PROMPT
Your copy should hold exactly the lines from the one containing "Write a web" to the one containing "const tickValsRatio = [1.1, 1.2, 1.3, 1.4, 1.5];", inclusive, with no pictures.

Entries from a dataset
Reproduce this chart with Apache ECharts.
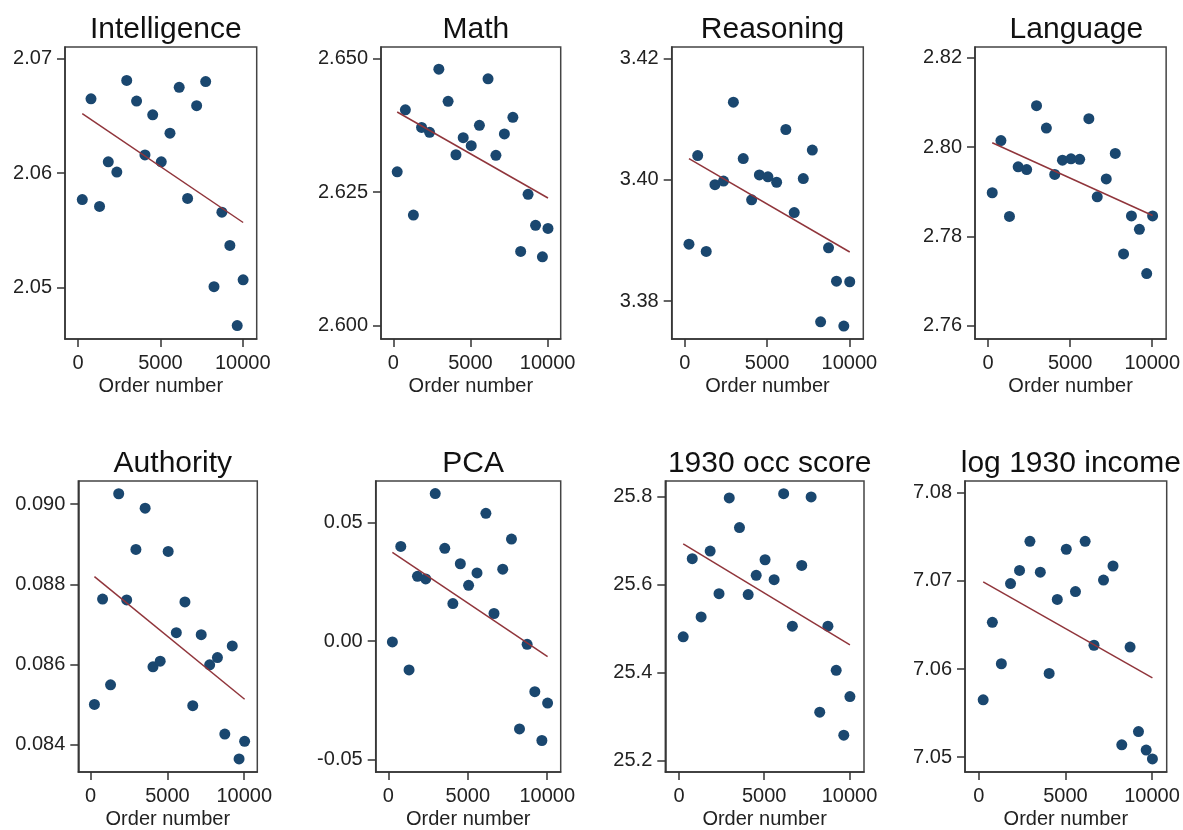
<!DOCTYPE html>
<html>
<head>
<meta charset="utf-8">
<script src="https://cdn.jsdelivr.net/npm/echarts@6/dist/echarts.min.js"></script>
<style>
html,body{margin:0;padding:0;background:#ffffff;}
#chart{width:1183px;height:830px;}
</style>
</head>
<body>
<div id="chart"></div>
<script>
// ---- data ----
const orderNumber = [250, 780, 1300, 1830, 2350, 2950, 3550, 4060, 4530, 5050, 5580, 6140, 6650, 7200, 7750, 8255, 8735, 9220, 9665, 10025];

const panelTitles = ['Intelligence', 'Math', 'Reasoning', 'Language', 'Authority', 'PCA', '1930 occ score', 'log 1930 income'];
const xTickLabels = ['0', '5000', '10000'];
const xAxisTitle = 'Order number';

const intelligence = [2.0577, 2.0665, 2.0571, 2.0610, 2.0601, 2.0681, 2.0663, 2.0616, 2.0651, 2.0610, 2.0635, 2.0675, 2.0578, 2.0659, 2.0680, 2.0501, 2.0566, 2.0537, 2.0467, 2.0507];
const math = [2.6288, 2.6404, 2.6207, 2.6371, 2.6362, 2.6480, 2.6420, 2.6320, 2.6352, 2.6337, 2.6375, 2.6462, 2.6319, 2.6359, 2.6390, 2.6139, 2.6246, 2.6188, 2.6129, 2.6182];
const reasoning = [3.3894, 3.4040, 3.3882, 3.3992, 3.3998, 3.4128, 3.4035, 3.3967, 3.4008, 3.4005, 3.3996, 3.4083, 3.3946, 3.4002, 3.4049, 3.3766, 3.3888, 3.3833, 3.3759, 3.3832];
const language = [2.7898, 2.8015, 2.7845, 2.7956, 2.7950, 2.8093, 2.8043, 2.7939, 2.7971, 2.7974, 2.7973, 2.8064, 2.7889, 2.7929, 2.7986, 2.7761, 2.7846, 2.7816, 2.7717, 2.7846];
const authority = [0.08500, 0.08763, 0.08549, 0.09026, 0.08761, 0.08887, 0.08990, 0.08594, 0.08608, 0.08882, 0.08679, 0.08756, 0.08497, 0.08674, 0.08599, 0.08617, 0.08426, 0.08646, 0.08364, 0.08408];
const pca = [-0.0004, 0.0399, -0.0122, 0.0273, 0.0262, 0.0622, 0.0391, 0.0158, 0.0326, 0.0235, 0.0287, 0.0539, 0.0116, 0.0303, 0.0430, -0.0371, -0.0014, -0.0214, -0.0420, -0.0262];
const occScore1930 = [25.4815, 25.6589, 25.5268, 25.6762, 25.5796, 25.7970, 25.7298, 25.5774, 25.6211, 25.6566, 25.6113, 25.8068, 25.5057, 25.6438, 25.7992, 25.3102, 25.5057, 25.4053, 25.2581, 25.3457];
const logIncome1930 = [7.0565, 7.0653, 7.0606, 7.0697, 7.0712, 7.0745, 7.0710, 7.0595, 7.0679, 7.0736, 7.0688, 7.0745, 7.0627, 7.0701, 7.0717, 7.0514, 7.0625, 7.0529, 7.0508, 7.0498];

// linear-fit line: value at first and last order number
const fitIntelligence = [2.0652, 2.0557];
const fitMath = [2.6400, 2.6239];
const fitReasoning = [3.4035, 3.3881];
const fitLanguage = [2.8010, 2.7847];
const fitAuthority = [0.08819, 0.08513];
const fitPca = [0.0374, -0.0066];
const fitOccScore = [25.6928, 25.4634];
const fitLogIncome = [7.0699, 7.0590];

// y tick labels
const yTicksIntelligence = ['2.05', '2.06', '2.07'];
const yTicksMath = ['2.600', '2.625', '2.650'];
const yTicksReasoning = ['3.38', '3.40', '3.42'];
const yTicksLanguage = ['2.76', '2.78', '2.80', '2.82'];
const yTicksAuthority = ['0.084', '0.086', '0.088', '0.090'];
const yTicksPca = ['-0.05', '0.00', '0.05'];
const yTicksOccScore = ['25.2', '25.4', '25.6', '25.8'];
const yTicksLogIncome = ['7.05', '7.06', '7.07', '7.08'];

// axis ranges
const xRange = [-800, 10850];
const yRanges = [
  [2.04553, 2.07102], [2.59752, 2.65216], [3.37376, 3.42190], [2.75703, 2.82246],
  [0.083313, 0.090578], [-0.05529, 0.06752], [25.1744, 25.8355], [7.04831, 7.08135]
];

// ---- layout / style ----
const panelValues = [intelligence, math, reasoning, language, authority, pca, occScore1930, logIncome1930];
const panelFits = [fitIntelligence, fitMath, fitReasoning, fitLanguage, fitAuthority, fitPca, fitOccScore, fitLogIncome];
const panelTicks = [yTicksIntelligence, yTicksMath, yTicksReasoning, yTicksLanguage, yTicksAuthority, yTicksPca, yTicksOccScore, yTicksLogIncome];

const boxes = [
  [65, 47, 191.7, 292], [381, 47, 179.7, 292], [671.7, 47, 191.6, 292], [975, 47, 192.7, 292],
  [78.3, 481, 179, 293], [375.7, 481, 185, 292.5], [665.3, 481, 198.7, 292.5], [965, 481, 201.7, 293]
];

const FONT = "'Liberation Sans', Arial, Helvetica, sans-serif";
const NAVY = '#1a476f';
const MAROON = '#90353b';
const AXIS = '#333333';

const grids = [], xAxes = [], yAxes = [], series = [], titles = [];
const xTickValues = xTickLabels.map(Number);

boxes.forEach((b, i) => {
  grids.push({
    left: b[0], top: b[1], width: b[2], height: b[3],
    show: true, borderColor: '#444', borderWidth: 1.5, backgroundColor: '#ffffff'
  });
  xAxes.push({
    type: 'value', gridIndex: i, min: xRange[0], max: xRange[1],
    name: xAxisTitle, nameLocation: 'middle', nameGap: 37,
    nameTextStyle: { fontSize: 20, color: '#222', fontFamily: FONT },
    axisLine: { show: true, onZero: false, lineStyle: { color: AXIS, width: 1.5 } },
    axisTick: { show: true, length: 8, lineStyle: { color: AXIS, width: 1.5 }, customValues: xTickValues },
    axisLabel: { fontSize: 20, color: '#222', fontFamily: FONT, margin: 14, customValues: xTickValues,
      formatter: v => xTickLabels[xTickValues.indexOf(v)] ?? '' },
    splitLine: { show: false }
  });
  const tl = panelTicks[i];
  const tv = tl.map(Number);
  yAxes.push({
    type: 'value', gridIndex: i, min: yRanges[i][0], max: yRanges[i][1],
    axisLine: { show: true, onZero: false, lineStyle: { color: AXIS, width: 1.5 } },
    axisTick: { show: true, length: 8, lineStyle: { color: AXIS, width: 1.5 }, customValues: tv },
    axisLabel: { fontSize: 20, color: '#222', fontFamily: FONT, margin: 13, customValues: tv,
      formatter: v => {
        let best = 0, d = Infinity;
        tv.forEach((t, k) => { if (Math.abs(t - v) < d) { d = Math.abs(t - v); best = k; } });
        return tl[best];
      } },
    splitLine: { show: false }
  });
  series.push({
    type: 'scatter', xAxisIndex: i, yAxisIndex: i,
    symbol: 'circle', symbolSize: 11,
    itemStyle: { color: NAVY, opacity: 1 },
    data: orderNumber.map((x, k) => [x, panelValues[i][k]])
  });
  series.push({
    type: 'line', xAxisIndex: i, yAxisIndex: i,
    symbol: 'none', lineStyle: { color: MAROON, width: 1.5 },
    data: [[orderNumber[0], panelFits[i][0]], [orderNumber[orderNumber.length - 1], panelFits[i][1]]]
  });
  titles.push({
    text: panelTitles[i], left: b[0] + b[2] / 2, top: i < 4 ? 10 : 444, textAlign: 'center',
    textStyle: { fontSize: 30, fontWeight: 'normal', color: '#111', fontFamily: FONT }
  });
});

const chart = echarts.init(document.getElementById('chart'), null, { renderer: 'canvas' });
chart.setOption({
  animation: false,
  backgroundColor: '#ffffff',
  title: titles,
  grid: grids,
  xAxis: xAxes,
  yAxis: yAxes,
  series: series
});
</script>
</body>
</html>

---

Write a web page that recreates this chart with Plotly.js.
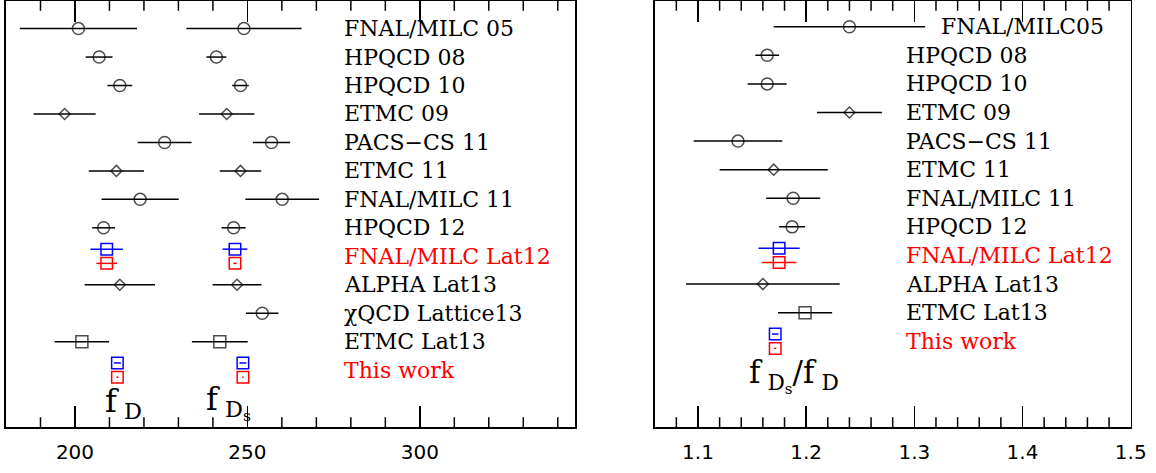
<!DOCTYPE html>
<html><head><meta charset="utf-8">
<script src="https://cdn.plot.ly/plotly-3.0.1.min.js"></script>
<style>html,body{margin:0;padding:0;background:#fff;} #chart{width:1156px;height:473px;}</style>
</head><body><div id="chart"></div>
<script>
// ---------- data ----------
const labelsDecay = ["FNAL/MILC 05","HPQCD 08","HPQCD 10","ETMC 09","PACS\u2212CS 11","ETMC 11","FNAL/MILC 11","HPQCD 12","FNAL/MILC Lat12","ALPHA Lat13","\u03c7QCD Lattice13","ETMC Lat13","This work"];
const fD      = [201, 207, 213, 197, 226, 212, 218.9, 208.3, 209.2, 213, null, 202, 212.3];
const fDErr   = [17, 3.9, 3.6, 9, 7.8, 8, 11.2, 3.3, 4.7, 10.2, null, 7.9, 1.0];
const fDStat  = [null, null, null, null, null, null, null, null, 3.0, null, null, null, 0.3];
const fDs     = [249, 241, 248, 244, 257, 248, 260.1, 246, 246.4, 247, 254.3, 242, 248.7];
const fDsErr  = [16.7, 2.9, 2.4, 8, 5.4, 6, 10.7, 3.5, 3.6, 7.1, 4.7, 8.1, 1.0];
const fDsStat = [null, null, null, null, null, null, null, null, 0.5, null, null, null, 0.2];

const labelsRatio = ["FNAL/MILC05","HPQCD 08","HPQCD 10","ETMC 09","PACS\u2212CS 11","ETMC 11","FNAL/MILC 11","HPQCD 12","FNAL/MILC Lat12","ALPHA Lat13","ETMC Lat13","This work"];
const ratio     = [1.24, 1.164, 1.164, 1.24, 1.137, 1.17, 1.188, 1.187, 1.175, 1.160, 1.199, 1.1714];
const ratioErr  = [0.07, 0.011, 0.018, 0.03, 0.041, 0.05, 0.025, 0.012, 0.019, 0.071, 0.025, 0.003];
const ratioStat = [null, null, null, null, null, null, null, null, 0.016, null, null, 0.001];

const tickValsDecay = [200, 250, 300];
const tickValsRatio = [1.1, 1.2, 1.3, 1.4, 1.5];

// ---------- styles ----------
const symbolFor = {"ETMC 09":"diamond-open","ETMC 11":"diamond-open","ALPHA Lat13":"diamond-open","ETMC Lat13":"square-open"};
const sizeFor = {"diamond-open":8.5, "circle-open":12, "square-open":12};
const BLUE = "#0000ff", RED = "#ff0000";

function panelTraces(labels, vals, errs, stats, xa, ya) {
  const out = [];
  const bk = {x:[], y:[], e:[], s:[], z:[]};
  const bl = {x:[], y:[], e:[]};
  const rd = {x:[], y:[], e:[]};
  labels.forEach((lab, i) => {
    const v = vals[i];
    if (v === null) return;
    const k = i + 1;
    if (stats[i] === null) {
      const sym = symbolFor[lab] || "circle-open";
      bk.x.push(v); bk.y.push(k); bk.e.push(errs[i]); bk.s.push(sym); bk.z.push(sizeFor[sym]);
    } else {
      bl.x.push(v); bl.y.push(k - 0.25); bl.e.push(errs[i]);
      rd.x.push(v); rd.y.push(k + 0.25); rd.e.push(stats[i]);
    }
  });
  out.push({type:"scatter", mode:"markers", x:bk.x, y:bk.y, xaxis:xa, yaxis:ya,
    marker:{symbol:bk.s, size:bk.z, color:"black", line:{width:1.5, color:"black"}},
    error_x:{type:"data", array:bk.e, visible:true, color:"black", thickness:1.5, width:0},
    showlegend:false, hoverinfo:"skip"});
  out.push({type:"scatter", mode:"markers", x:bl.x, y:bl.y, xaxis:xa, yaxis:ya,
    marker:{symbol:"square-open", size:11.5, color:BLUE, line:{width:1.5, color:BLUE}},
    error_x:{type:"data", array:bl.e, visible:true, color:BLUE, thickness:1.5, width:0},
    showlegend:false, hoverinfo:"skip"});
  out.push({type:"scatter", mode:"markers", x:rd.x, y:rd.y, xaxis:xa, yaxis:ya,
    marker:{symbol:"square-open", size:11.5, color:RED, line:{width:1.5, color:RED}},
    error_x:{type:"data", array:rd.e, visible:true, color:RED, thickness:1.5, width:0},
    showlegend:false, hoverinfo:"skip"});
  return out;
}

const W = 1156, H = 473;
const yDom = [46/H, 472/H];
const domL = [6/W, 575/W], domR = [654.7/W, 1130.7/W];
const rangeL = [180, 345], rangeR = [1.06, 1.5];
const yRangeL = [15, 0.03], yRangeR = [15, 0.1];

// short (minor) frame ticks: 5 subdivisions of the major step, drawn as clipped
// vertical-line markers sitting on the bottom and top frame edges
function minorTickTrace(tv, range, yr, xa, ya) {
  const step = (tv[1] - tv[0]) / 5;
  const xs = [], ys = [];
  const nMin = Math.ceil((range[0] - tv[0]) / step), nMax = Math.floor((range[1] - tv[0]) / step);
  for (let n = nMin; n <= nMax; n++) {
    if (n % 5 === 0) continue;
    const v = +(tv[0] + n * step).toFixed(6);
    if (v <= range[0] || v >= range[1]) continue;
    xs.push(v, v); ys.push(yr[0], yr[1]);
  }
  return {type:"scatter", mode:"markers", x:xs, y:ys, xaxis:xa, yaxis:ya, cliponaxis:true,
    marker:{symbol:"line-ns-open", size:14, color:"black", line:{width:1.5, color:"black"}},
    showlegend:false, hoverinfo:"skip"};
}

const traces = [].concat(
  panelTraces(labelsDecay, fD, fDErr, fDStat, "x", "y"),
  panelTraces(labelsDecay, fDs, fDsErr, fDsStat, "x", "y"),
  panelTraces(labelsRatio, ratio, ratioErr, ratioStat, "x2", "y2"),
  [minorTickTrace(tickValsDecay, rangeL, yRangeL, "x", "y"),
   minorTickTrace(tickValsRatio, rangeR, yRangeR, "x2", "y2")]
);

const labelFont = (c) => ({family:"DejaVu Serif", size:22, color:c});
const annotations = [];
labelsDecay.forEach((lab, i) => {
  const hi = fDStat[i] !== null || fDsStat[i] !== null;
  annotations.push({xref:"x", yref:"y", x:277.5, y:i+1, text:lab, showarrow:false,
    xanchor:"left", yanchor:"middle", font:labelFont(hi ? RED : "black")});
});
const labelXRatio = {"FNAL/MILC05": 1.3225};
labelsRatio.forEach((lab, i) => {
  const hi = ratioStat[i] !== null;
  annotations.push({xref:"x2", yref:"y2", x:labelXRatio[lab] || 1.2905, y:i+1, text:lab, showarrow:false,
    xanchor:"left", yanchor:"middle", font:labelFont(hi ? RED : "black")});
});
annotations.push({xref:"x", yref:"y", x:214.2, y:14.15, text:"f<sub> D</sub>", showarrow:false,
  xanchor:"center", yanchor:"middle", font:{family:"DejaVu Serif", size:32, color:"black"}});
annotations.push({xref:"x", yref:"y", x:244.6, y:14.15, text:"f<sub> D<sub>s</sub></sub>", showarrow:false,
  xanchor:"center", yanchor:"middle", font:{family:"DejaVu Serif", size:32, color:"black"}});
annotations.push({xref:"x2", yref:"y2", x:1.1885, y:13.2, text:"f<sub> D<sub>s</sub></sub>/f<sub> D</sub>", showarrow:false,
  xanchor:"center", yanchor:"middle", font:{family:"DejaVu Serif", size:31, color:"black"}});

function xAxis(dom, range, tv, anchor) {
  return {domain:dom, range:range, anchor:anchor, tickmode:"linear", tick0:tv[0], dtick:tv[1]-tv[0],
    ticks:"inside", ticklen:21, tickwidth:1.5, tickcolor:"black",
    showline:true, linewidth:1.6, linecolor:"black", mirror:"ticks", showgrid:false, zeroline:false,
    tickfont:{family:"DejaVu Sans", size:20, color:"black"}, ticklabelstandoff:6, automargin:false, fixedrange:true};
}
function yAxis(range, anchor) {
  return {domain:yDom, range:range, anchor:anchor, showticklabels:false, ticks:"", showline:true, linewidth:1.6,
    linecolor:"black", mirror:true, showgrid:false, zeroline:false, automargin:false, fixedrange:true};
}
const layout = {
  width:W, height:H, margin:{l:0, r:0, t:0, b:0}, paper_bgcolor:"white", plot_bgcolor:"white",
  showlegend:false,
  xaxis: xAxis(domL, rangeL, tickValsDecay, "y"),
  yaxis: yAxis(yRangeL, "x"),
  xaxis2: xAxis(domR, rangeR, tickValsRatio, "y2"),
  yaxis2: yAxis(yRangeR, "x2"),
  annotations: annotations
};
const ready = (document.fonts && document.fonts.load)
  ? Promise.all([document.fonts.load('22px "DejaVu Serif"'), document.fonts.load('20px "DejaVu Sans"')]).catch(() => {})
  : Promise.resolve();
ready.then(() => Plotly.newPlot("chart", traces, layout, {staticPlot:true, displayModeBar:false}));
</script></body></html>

OUTPUT OF THE TASK
Write a web page that recreates this chart with Plotly.js.
<!DOCTYPE html>
<html><head><meta charset="utf-8">
<script src="https://cdn.plot.ly/plotly-3.0.1.min.js"></script>
<style>html,body{margin:0;padding:0;background:#fff;} #chart{width:1156px;height:473px;}</style>
</head><body><div id="chart"></div>
<script>
// ---------- data ----------
const labelsDecay = ["FNAL/MILC 05","HPQCD 08","HPQCD 10","ETMC 09","PACS\u2212CS 11","ETMC 11","FNAL/MILC 11","HPQCD 12","FNAL/MILC Lat12","ALPHA Lat13","\u03c7QCD Lattice13","ETMC Lat13","This work"];
const fD      = [201, 207, 213, 197, 226, 212, 218.9, 208.3, 209.2, 213, null, 202, 212.3];
const fDErr   = [17, 3.9, 3.6, 9, 7.8, 8, 11.2, 3.3, 4.7, 10.2, null, 7.9, 1.0];
const fDStat  = [null, null, null, null, null, null, null, null, 3.0, null, null, null, 0.3];
const fDs     = [249, 241, 248, 244, 257, 248, 260.1, 246, 246.4, 247, 254.3, 242, 248.7];
const fDsErr  = [16.7, 2.9, 2.4, 8, 5.4, 6, 10.7, 3.5, 3.6, 7.1, 4.7, 8.1, 1.0];
const fDsStat = [null, null, null, null, null, null, null, null, 0.5, null, null, null, 0.2];

const labelsRatio = ["FNAL/MILC05","HPQCD 08","HPQCD 10","ETMC 09","PACS\u2212CS 11","ETMC 11","FNAL/MILC 11","HPQCD 12","FNAL/MILC Lat12","ALPHA Lat13","ETMC Lat13","This work"];
const ratio     = [1.24, 1.164, 1.164, 1.24, 1.137, 1.17, 1.188, 1.187, 1.175, 1.160, 1.199, 1.1714];
const ratioErr  = [0.07, 0.011, 0.018, 0.03, 0.041, 0.05, 0.025, 0.012, 0.019, 0.071, 0.025, 0.003];
const ratioStat = [null, null, null, null, null, null, null, null, 0.016, null, null, 0.001];

const tickValsDecay = [200, 250, 300];
const tickValsRatio = [1.1, 1.2, 1.3, 1.4, 1.5];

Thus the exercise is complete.